Water Apple fruit successfully grown in Virudhunagar

After one year, the cultivation yielded 25 kg of ‘Water Apple’. One fruit weighed an average of about 40 to 50 grams.
Water Apple fruit successfully grown in Virudhunagar
A bunch of Water Apples on tree, (right) some of the handpicked fruits in Virudhunagar

MADURAI: It is for the first time in the history of horticulture, Virudhunagar, which’s mostly hot and humid, begins to yield Water Apple, a sweet and juicy fruit.

Water Apple is botanically known as ‘Syzgium samaranganese’ from the Myrtaceae family.

This new fruit was raised by an integrated farming system, which combines organic and conventional techniques, said R Vijayakumar, a native of Ammapatti village, Virudhunagar, on Saturday.

Cultivation of this fruit was taken up on a trial basis that finally yielded desired results.

More importantly, it’s an experiment for this 57-year old man, who raised 306 plants on one and half acres of heavy clayey soil at Narayanapuram village of Kundalapatti panchayat in the district.

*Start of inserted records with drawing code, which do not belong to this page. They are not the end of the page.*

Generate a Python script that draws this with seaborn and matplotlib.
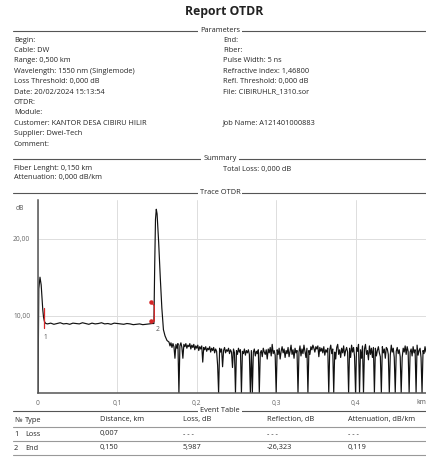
import matplotlib
matplotlib.use("Agg")
import numpy as np
import pandas as pd
import matplotlib.pyplot as plt
from matplotlib.lines import Line2D
import seaborn as sns

W, H = 427, 468

# trace samples (km, dB)
launch_km = [0.0, 0.001, 0.0025, 0.004, 0.005, 0.006, 0.007, 0.008, 0.009, 0.010]
launch_db = [0.0, 13.5, 15.0, 14.0, 12.3, 10.8, 9.8, 9.3, 9.1, 9.0]

flat_km = np.round(np.arange(0.012, 0.1441, 0.004), 4)
flat_db = [8.95, 9.05, 8.9, 9.0, 9.1, 8.95, 9.0, 8.9, 9.05, 9.0,
           8.95, 9.1, 9.0, 8.9, 9.05, 8.95, 9.0, 9.1, 8.95, 9.0,
           8.9, 9.05, 9.0, 8.95, 8.9, 9.0, 8.95, 8.85, 8.9, 8.95,
           8.85, 8.9, 8.95, 9.0]

refl_km = [0.146, 0.147, 0.148, 0.149, 0.150, 0.152, 0.154, 0.156, 0.158, 0.160, 0.1625]
refl_db = [9.0, 16.5, 22.5, 23.8, 23.2, 19.5, 15.0, 11.0, 8.2, 7.4, 6.8]

noise_km = np.round(np.arange(0.165, 0.49001, 0.00125), 5)
noise_db = [6.6, 6.1, 6.5, 5.9, 6.4, 6.0, 4.5, 6.3, 5.8, 6.4, 0.0, 6.1, 6.5, 5.9, 4.5, 6.3, 6.0, 6.4, 5.8, 6.2,
            6.0, 6.4, 5.7, 6.2, 5.9, 6.3, 5.6, 6.1, 5.8, 6.2, 5.5, 6.0, 5.7, 6.1, 4.0, 5.9, 5.6, 6.0, 5.4, 5.8,
            5.6, 6.0, 5.3, 5.8, 5.5, 5.9, 5.2, 5.7, 5.4, 3.6, 0.0, 5.8, 5.3, 5.7, 3.4, 5.5, 5.9, 5.2, 5.6, 5.4,
            5.8, 5.1, 5.6, 5.3, 3.3, 5.7, 5.2, 0.0, 5.5, 5.0, 5.8, 5.3, 5.6, 0.0, 5.4, 5.1, 5.7, 4.9, 5.5, 5.2,
            5.6, 5.0, 0.0, 5.5, 0.0, 5.3, 5.7, 4.8, 5.4, 5.1, 5.6, 0.0, 5.2, 5.5, 4.7, 5.8, 5.3, 5.0, 5.6, 4.4,
            5.7, 5.2, 5.9, 4.8, 6.3, 5.1, 5.5, 4.9, 0.0, 5.6, 5.0, 5.8, 4.4, 5.4, 6.0, 5.2, 5.7, 4.6, 5.5, 5.1,
            5.9, 4.7, 5.4, 6.2, 5.0, 5.6, 4.5, 5.8, 5.2, 5.5, 0.0, 5.3, 6.1, 4.8, 5.7, 5.1, 6.2, 5.4, 4.6, 5.8,
            0.0, 5.5, 5.0, 6.0, 5.6, 6.2, 5.8, 5.3, 6.0, 5.7, 6.1, 4.7, 5.9, 5.4, 5.8, 5.2, 6.0, 4.9, 5.6, 5.3,
            5.8, 0.0, 5.6, 6.2, 5.1, 5.7, 0.0, 5.3, 4.4, 5.9, 6.3, 5.0, 5.6, 4.6, 5.8, 5.2, 6.1, 4.8, 5.5, 5.9,
            5.3, 0.0, 5.8, 4.6, 6.2, 5.3, 5.9, 4.7, 0.0, 5.9, 5.4, 6.3, 0.0, 5.6, 4.5, 6.1, 0.0, 5.7, 6.3, 5.0,
            5.5, 4.3, 6.1, 5.0, 5.8, 4.6, 5.9, 0.0, 5.8, 4.8, 5.5, 6.0, 5.2, 4.7, 0.0, 6.0, 5.2, 5.7, 4.5, 5.9,
            5.7, 5.0, 0.0, 4.9, 6.2, 5.3, 5.8, 4.6, 0.0, 5.4, 5.9, 5.1, 5.6, 4.7, 0.0, 4.6, 5.8, 5.3, 6.1, 5.0,
            6.0, 5.4, 0.0, 5.3, 5.7, 4.8, 6.0, 5.2, 5.6, 0.0, 6.2, 4.9, 5.5, 5.8, 4.6, 0.0, 5.5, 5.1, 6.0, 5.3,
            5.6]

# event markers
ev1_km = [0.007, 0.007]
ev1_db = [11.0, 8.4]
ev2_km = [0.1425, 0.1465, 0.1465, 0.1425]
ev2_db = [11.8, 11.3, 9.3, 9.3]
ev_labels = ["1", "2"]
ev_label_km = [0.009, 0.150]
ev_label_db = [7.2, 8.2]

x_ticks = [0, 0.1, 0.2, 0.3, 0.4]
x_ticklabels = ["0", "0,1", "0,2", "0,3", "0,4"]
y_ticks = [10, 20]
y_ticklabels = ["10,00", "20,00"]

params_left = ["Begin:", "Cable: DW", "Range: 0,500 km",
               "Wavelength: 1550 nm (Singlemode)", "Loss Threshold: 0,000 dB",
               "Date: 20/02/2024 15:13:54", "OTDR:", "Module:",
               "Customer: KANTOR DESA CIBIRU HILIR", "Supplier: Dwei-Tech", "Comment:"]
params_right = ["End:", "Fiber:", "Pulse Width: 5 ns", "Refractive index: 1,46800",
                "Refl. Threshold: 0,000 dB", "File: CIBIRUHLR_1310.sor", "", "",
                "Job Name: A121401000883", "", ""]
summary_left = ["Fiber Lenght: 0,150 km", "Attenuation: 0,000 dB/km"]
summary_right = ["Total Loss: 0,000 dB", ""]

table_cols = ["Type", "Distance, km", "Loss, dB", "Reflection, dB", "Attenuation, dB/km"]
table_rows = [
    ["1", "Loss", "0,007", "- - -", "- - -", "- - -"],
    ["2", "End", "0,150", "5,987", "-26,323", "0,119"],
]

sns.set_style("white")
plt.rcParams["font.family"] = ["Open Sans", "DejaVu Sans"]

trace = pd.DataFrame({
    "km": list(launch_km) + list(flat_km) + list(refl_km) + list(noise_km),
    "db": list(launch_db) + list(flat_db) + list(refl_db) + list(noise_db),
})

fig = plt.figure(figsize=(W / 100, H / 100), dpi=100)
FS = 5.3
TXT = "#262626"


def fx(x):
    return x / W


def fy(y):
    return 1 - y / H


def section(y, label):
    fig.add_artist(Line2D([fx(13), fx(427)], [fy(y), fy(y)], color="#555555", lw=0.8))
    fig.text(fx(220), fy(y), label, ha="center", va="center", fontsize=FS, color=TXT,
             bbox=dict(facecolor="white", edgecolor="none", pad=1.5))


fig.text(fx(224), fy(12), "Report OTDR", ha="center", va="center",
         fontsize=8.8, fontweight="bold", color="#222222")

section(31, "Parameters")
for i, (l, r) in enumerate(zip(params_left, params_right)):
    y = 40 + i * 10.4
    fig.text(fx(14), fy(y), l, ha="left", va="center", fontsize=FS, color=TXT)
    if r:
        fig.text(fx(223), fy(y), r, ha="left", va="center", fontsize=FS, color=TXT)

section(159, "Summary")
for i, (l, r) in enumerate(zip(summary_left, summary_right)):
    y = 169 + i * 9
    fig.text(fx(14), fy(y), l, ha="left", va="center", fontsize=FS, color=TXT)
    if r:
        fig.text(fx(223), fy(y), r, ha="left", va="center", fontsize=FS, color=TXT)

section(193, "Trace OTDR")

ax = fig.add_axes([fx(38), fy(393), (W - 38) / W, (393 - 200) / H])
sns.lineplot(data=trace, x="km", y="db", color="#111111", lw=0.85, ax=ax,
             sort=False, estimator=None)
ax.plot(ev1_km, ev1_db, color="#d62728", lw=0.9)
ax.plot(ev2_km, ev2_db, color="#d62728", lw=0.9)
ax.scatter([ev2_km[0], ev2_km[-1]], [ev2_db[0], ev2_db[-1]], s=5, color="#d62728", zorder=5)
for t, xk, yd in zip(ev_labels, ev_label_km, ev_label_db):
    ax.text(xk, yd, t, fontsize=4.8, color="#555555", ha="center", va="center")

ax.set_xlim(0, 0.49)
ax.set_ylim(0, 25)
ax.set_xticks(x_ticks)
ax.set_xticklabels(x_ticklabels)
ax.set_yticks(y_ticks)
ax.set_yticklabels(y_ticklabels)
ax.set_xlabel("")
ax.set_ylabel("")
ax.tick_params(axis="both", labelsize=4.8, colors="#666666", length=2.5, width=0.6, pad=3)
ax.tick_params(axis="x", length=0, pad=5)
ax.grid(True, color="#dddddd", lw=0.7)
for s in ["top", "right"]:
    ax.spines[s].set_visible(False)
for s in ["left", "bottom"]:
    ax.spines[s].set_color("#555555")
    ax.spines[s].set_linewidth(1.1)
fig.text(fx(20), fy(208), "dB", ha="center", va="center", fontsize=4.8, color="#555555")
fig.text(fx(421), fy(403), "km", ha="center", va="center", fontsize=4.8, color="#555555")

section(411, "Event Table")
col_x = [100, 183, 267, 348]
fig.text(fx(14), fy(420), "№", ha="left", va="center", fontsize=FS, color=TXT)
fig.text(fx(25), fy(420), table_cols[0], ha="left", va="center", fontsize=FS, color=TXT)
for cx, c in zip(col_x, table_cols[1:]):
    fig.text(fx(cx), fy(420), c, ha="left", va="center", fontsize=FS, color=TXT)
for ly in [427, 441, 455]:
    fig.add_artist(Line2D([fx(13), fx(427)], [fy(ly), fy(ly)], color="#999999", lw=0.8))
for i, row in enumerate(table_rows):
    y = 434 + i * 14
    fig.text(fx(14), fy(y), row[0], ha="left", va="center", fontsize=FS, color=TXT)
    fig.text(fx(25), fy(y), row[1], ha="left", va="center", fontsize=FS, color=TXT)
    for cx, v in zip(col_x, row[2:]):
        fig.text(fx(cx), fy(y), v, ha="left", va="center", fontsize=FS, color=TXT)

fig.savefig("out.png", dpi=100, facecolor="white")
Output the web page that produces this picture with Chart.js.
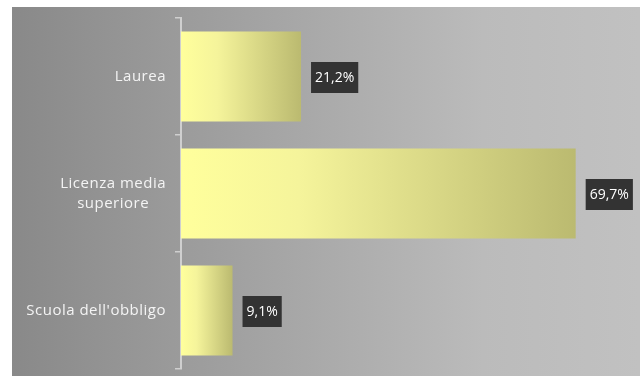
<!DOCTYPE html>
<html lang="it">
<head>
<meta charset="utf-8">
<title>Titolo di studio</title>
<script src="https://cdn.jsdelivr.net/npm/chart.js@4/dist/chart.umd.min.js"></script>
<style>
  html, body { margin: 0; padding: 0; background: #fff; }
  #wrap { width: 640px; height: 376px; position: relative; }
</style>
</head>
<body>
<div id="wrap"><canvas id="studioChart"></canvas></div>
<script>
'use strict';

/* ── DATA ── */
const categories = ['Laurea', ['Licenza media', 'superiore'], "Scuola dell'obbligo"];
const shares = [21.2, 69.7, 9.1];
const valueLabels = ['21,2%', '69,7%', '9,1%'];

const LABEL_FONT = "15px 'Open Sans', sans-serif";

/* ── Grey panel behind the plot ── */
const panelBackground = {
  id: 'panelBackground',
  beforeDraw(chart) {
    const { ctx, width, height } = chart;
    ctx.save();
    const g = ctx.createLinearGradient(12, 0, width, 0);
    g.addColorStop(0, '#898989');
    g.addColorStop(0.75, '#bbbbbb');
    g.addColorStop(1, '#c1c1c1');
    ctx.fillStyle = g;
    ctx.fillRect(12, 7, width - 12, height - 7);
    ctx.restore();
  },
};

/* ── Category names: block right-aligned, lines centred inside it ── */
const categoryNames = {
  id: 'categoryNames',
  afterDraw(chart) {
    const { ctx } = chart;
    const yScale = chart.scales.y;
    const right = yScale.right - 6 - 9;
    const lineH = 20;
    ctx.save();
    ctx.font = LABEL_FONT;
    ctx.letterSpacing = '0.5px';
    ctx.fillStyle = '#f4f4f4';
    ctx.textAlign = 'center';
    ctx.textBaseline = 'middle';
    yScale.ticks.forEach((tick, i) => {
      const lines = [].concat(chart.data.labels[i]);
      const blockW = Math.max(...lines.map(l => ctx.measureText(l).width));
      const cx = right - blockW / 2;
      const cy = yScale.getPixelForTick(i);
      const top = cy - (lines.length - 1) * lineH / 2;
      lines.forEach((l, j) => ctx.fillText(l, cx, top + j * lineH));
    });
    ctx.restore();
  },
};

/* ── Dark value boxes right of each bar ── */
const valueBoxes = {
  id: 'valueBoxes',
  afterDatasetsDraw(chart) {
    const { ctx } = chart;
    const meta = chart.getDatasetMeta(0);
    ctx.save();
    ctx.font = "14px 'Open Sans', sans-serif";
    ctx.textBaseline = 'middle';
    ctx.textAlign = 'center';
    meta.data.forEach((bar, i) => {
      const text = valueLabels[i];
      const w = ctx.measureText(text).width + 8;
      const h = 31;
      const x = bar.x + 10;
      const y = bar.y - h / 2 + 1;
      ctx.fillStyle = '#333333';
      ctx.fillRect(x, y, w, h);
      ctx.fillStyle = '#ffffff';
      ctx.fillText(text, x + w / 2, y + h / 2 + 1);
    });
    ctx.restore();
  },
};

function barGradient(context) {
  const chart = context.chart;
  const xScale = chart.scales.x;
  if (!chart.chartArea || !xScale) return '#f0f09a';
  const left = xScale.getPixelForValue(0);
  const right = xScale.getPixelForValue(context.raw);
  const g = chart.ctx.createLinearGradient(left, 0, right, 0);
  g.addColorStop(0, '#ffff9c');
  g.addColorStop(0.3, '#f5f49b');
  g.addColorStop(1, '#bbba70');
  return g;
}

new Chart(document.getElementById('studioChart'), {
  type: 'bar',
  data: {
    labels: categories,
    datasets: [{
      data: shares,
      backgroundColor: barGradient,
      borderWidth: 0,
      barPercentage: 0.77,
      categoryPercentage: 1,
    }],
  },
  options: {
    indexAxis: 'y',
    responsive: true,
    maintainAspectRatio: false,
    animation: false,
    layout: { padding: { left: 12, top: 18, right: 6, bottom: 7 } },
    plugins: {
      legend: { display: false },
      tooltip: { enabled: false },
    },
    scales: {
      x: {
        display: false,
        min: 0,
        max: 80,
      },
      y: {
        afterFit(scale) {
          scale.width = 169;
          scale.paddingTop = 0;
          scale.paddingBottom = 0;
        },
        grid: {
          drawOnChartArea: false,
          drawTicks: true,
          tickLength: 6,
          color: '#cfcfcf',
          lineWidth: 1.5,
        },
        border: { color: '#cfcfcf', width: 2 },
        ticks: {
          color: 'rgba(0,0,0,0)',
          padding: 9,
          font: { family: "'Open Sans', sans-serif", size: 15 },
        },
      },
    },
  },
  plugins: [panelBackground, valueBoxes, categoryNames],
});
</script>
</body>
</html>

After one year, the cultivation yielded 25 kg of ‘Water Apple’. One fruit weighed an average of about 40 to 50 grams.

Though involved in business at Chennai, he developed passion for organic and sustainable farming at his native. The jubilant farmer said new seedlings were brought from Rajahmundry in Andhra Pradesh. It’s almost a pest free crop, requires less water and organic fertilizer derived from compost, cattle manure and poultry droppings were applied. Apart from Water Apple, he’s also trying other fruit species including ‘Taiwan Pink Guava,’ ‘Red Lady Papaya,’ he told DT Next.

Highlighting Water Apple’s medicinal uses, Virudhunagar Deputy Director of Horticulture B Radhakrishnan, said Water Apple provides dietary support for diabetes and helps prevent urinary tract infection.

He also added that a proposal has been sent to the state for producing Water Apple seedlings in the government farm in the district as the new variety could offer a good scope of income generation among farmers.

Now, Water Apple adds to a list of horticultural crops, including mango, guava, sappota, amla, pomegranate, papaya, dragon fruit and fig in the district, which has a total area of 28,000 ha for horticulture, advising micro irrigation method of cultivation to ensure better management with less water and more yield to double the income of farmers, the Deputy Director said.